-------- SUPPLIED MATERIAL
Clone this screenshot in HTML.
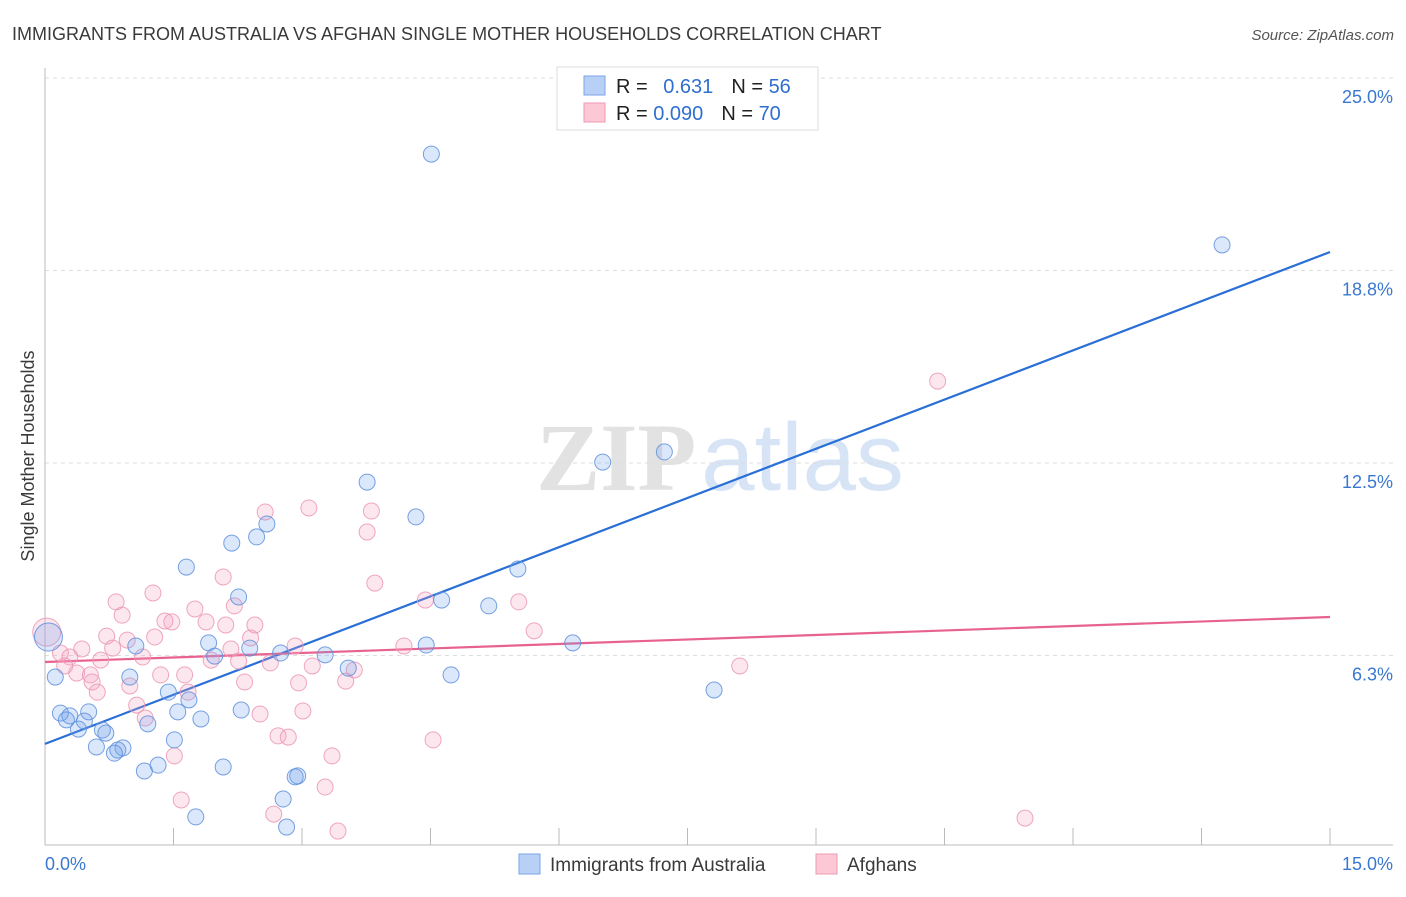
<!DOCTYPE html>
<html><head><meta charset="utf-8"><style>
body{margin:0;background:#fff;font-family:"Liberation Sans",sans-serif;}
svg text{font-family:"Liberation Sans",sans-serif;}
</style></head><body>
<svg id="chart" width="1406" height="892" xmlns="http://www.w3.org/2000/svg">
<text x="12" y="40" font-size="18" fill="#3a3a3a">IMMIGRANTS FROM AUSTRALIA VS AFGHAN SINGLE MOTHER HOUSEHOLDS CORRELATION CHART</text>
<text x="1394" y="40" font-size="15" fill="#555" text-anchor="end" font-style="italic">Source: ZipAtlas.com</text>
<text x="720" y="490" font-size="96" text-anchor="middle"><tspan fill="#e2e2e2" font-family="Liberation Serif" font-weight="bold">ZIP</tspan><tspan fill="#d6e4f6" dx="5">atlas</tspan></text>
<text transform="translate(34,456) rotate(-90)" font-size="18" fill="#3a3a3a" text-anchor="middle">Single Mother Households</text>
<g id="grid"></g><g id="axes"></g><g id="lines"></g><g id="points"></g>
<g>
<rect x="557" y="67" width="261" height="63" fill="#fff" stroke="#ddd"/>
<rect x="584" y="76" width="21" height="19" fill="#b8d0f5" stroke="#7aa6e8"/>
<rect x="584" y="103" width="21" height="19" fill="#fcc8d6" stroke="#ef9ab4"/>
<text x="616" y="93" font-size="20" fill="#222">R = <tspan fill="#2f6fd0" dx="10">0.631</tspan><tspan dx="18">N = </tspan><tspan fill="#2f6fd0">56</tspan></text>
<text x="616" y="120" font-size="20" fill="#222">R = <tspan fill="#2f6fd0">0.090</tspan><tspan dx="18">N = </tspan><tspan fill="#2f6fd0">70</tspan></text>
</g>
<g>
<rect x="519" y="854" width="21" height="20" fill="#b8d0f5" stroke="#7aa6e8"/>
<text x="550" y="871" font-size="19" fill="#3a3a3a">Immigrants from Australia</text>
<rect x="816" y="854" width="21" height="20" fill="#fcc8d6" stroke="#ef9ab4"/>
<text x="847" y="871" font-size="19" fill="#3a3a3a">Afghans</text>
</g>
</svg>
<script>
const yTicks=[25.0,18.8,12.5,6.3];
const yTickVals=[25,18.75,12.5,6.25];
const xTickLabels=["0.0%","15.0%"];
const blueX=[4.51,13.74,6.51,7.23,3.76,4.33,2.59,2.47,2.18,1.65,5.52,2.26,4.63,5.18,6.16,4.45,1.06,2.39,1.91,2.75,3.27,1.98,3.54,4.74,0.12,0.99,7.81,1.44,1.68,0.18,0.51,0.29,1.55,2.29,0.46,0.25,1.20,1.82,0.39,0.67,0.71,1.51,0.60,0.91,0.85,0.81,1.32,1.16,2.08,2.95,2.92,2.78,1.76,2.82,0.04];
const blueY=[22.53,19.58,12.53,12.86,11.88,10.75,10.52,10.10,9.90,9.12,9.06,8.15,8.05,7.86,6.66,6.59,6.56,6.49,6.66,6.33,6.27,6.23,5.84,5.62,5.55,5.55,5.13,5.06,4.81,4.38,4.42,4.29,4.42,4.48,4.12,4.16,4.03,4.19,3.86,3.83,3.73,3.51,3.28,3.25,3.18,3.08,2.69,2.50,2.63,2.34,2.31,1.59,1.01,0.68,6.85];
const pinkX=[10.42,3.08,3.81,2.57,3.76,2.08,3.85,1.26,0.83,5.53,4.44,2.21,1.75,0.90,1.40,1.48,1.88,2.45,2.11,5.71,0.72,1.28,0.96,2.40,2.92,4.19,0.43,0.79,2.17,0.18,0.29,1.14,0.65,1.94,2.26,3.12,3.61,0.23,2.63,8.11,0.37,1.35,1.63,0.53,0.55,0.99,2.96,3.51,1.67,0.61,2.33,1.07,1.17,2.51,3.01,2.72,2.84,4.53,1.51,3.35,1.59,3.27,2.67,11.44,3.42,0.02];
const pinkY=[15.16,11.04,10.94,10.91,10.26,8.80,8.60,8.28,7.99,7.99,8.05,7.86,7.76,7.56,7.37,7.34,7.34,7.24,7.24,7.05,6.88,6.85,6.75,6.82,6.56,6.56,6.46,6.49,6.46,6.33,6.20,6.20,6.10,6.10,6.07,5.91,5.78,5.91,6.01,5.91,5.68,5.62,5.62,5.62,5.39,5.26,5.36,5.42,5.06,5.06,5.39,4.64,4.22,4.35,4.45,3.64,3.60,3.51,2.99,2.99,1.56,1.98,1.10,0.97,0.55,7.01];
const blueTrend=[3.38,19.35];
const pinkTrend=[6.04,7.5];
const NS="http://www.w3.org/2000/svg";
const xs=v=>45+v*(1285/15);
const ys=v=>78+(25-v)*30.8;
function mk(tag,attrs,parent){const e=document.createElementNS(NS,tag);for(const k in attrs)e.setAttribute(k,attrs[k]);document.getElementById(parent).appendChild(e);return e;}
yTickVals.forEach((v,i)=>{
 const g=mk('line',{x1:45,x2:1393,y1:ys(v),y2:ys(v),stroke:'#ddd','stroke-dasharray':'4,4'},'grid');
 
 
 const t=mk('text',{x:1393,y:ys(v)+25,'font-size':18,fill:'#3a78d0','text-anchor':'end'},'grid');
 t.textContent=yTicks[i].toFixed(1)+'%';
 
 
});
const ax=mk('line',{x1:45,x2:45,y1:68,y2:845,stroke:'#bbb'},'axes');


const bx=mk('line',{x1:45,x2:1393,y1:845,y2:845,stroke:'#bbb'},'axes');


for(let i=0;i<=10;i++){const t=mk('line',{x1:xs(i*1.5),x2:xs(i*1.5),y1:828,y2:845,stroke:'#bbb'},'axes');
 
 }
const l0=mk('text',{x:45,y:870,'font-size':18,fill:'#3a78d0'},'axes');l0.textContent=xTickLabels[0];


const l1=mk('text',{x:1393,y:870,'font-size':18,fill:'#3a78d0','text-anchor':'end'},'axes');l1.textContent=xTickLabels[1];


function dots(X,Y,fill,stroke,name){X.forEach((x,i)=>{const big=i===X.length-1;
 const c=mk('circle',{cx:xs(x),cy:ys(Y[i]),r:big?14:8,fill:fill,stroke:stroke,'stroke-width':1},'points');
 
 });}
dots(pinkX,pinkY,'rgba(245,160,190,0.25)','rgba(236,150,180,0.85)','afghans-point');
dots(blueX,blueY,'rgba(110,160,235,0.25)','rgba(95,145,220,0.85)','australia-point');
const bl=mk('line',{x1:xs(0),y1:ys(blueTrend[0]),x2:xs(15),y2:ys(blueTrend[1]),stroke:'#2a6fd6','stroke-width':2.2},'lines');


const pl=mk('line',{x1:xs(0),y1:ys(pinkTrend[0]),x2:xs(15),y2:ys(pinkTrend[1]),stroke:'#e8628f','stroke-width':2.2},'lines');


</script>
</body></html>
----------------
DIRECTIVE. Drop the images and repeat the data exactly.

EXPECTED ANSWER.
Clone this screenshot in HTML.
<!DOCTYPE html>
<html><head><meta charset="utf-8"><style>
body{margin:0;background:#fff;font-family:"Liberation Sans",sans-serif;}
svg text{font-family:"Liberation Sans",sans-serif;}
</style></head><body>
<svg id="chart" width="1406" height="892" xmlns="http://www.w3.org/2000/svg">
<text x="12" y="40" font-size="18" fill="#3a3a3a">IMMIGRANTS FROM AUSTRALIA VS AFGHAN SINGLE MOTHER HOUSEHOLDS CORRELATION CHART</text>
<text x="1394" y="40" font-size="15" fill="#555" text-anchor="end" font-style="italic">Source: ZipAtlas.com</text>
<text x="720" y="490" font-size="96" text-anchor="middle"><tspan fill="#e2e2e2" font-family="Liberation Serif" font-weight="bold">ZIP</tspan><tspan fill="#d6e4f6" dx="5">atlas</tspan></text>
<text transform="translate(34,456) rotate(-90)" font-size="18" fill="#3a3a3a" text-anchor="middle">Single Mother Households</text>
<g id="grid"></g><g id="axes"></g><g id="lines"></g><g id="points"></g>
<g>
<rect x="557" y="67" width="261" height="63" fill="#fff" stroke="#ddd"/>
<rect x="584" y="76" width="21" height="19" fill="#b8d0f5" stroke="#7aa6e8"/>
<rect x="584" y="103" width="21" height="19" fill="#fcc8d6" stroke="#ef9ab4"/>
<text x="616" y="93" font-size="20" fill="#222">R = <tspan fill="#2f6fd0" dx="10">0.631</tspan><tspan dx="18">N = </tspan><tspan fill="#2f6fd0">56</tspan></text>
<text x="616" y="120" font-size="20" fill="#222">R = <tspan fill="#2f6fd0">0.090</tspan><tspan dx="18">N = </tspan><tspan fill="#2f6fd0">70</tspan></text>
</g>
<g>
<rect x="519" y="854" width="21" height="20" fill="#b8d0f5" stroke="#7aa6e8"/>
<text x="550" y="871" font-size="19" fill="#3a3a3a">Immigrants from Australia</text>
<rect x="816" y="854" width="21" height="20" fill="#fcc8d6" stroke="#ef9ab4"/>
<text x="847" y="871" font-size="19" fill="#3a3a3a">Afghans</text>
</g>
</svg>
<script>
const yTicks=[25.0,18.8,12.5,6.3];
const yTickVals=[25,18.75,12.5,6.25];
const xTickLabels=["0.0%","15.0%"];
const blueX=[4.51,13.74,6.51,7.23,3.76,4.33,2.59,2.47,2.18,1.65,5.52,2.26,4.63,5.18,6.16,4.45,1.06,2.39,1.91,2.75,3.27,1.98,3.54,4.74,0.12,0.99,7.81,1.44,1.68,0.18,0.51,0.29,1.55,2.29,0.46,0.25,1.20,1.82,0.39,0.67,0.71,1.51,0.60,0.91,0.85,0.81,1.32,1.16,2.08,2.95,2.92,2.78,1.76,2.82,0.04];
const blueY=[22.53,19.58,12.53,12.86,11.88,10.75,10.52,10.10,9.90,9.12,9.06,8.15,8.05,7.86,6.66,6.59,6.56,6.49,6.66,6.33,6.27,6.23,5.84,5.62,5.55,5.55,5.13,5.06,4.81,4.38,4.42,4.29,4.42,4.48,4.12,4.16,4.03,4.19,3.86,3.83,3.73,3.51,3.28,3.25,3.18,3.08,2.69,2.50,2.63,2.34,2.31,1.59,1.01,0.68,6.85];
const pinkX=[10.42,3.08,3.81,2.57,3.76,2.08,3.85,1.26,0.83,5.53,4.44,2.21,1.75,0.90,1.40,1.48,1.88,2.45,2.11,5.71,0.72,1.28,0.96,2.40,2.92,4.19,0.43,0.79,2.17,0.18,0.29,1.14,0.65,1.94,2.26,3.12,3.61,0.23,2.63,8.11,0.37,1.35,1.63,0.53,0.55,0.99,2.96,3.51,1.67,0.61,2.33,1.07,1.17,2.51,3.01,2.72,2.84,4.53,1.51,3.35,1.59,3.27,2.67,11.44,3.42,0.02];
const pinkY=[15.16,11.04,10.94,10.91,10.26,8.80,8.60,8.28,7.99,7.99,8.05,7.86,7.76,7.56,7.37,7.34,7.34,7.24,7.24,7.05,6.88,6.85,6.75,6.82,6.56,6.56,6.46,6.49,6.46,6.33,6.20,6.20,6.10,6.10,6.07,5.91,5.78,5.91,6.01,5.91,5.68,5.62,5.62,5.62,5.39,5.26,5.36,5.42,5.06,5.06,5.39,4.64,4.22,4.35,4.45,3.64,3.60,3.51,2.99,2.99,1.56,1.98,1.10,0.97,0.55,7.01];
const blueTrend=[3.38,19.35];
const pinkTrend=[6.04,7.5];
const NS="http://www.w3.org/2000/svg";
const xs=v=>45+v*(1285/15);
const ys=v=>78+(25-v)*30.8;
function mk(tag,attrs,parent){const e=document.createElementNS(NS,tag);for(const k in attrs)e.setAttribute(k,attrs[k]);document.getElementById(parent).appendChild(e);return e;}
yTickVals.forEach((v,i)=>{
 const g=mk('line',{x1:45,x2:1393,y1:ys(v),y2:ys(v),stroke:'#ddd','stroke-dasharray':'4,4'},'grid');
 
 
 const t=mk('text',{x:1393,y:ys(v)+25,'font-size':18,fill:'#3a78d0','text-anchor':'end'},'grid');
 t.textContent=yTicks[i].toFixed(1)+'%';
 
 
});
const ax=mk('line',{x1:45,x2:45,y1:68,y2:845,stroke:'#bbb'},'axes');


const bx=mk('line',{x1:45,x2:1393,y1:845,y2:845,stroke:'#bbb'},'axes');


for(let i=0;i<=10;i++){const t=mk('line',{x1:xs(i*1.5),x2:xs(i*1.5),y1:828,y2:845,stroke:'#bbb'},'axes');
 
 }
const l0=mk('text',{x:45,y:870,'font-size':18,fill:'#3a78d0'},'axes');l0.textContent=xTickLabels[0];


const l1=mk('text',{x:1393,y:870,'font-size':18,fill:'#3a78d0','text-anchor':'end'},'axes');l1.textContent=xTickLabels[1];


function dots(X,Y,fill,stroke,name){X.forEach((x,i)=>{const big=i===X.length-1;
 const c=mk('circle',{cx:xs(x),cy:ys(Y[i]),r:big?14:8,fill:fill,stroke:stroke,'stroke-width':1},'points');
 
 });}
dots(pinkX,pinkY,'rgba(245,160,190,0.25)','rgba(236,150,180,0.85)','afghans-point');
dots(blueX,blueY,'rgba(110,160,235,0.25)','rgba(95,145,220,0.85)','australia-point');
const bl=mk('line',{x1:xs(0),y1:ys(blueTrend[0]),x2:xs(15),y2:ys(blueTrend[1]),stroke:'#2a6fd6','stroke-width':2.2},'lines');


const pl=mk('line',{x1:xs(0),y1:ys(pinkTrend[0]),x2:xs(15),y2:ys(pinkTrend[1]),stroke:'#e8628f','stroke-width':2.2},'lines');


</script>
</body></html>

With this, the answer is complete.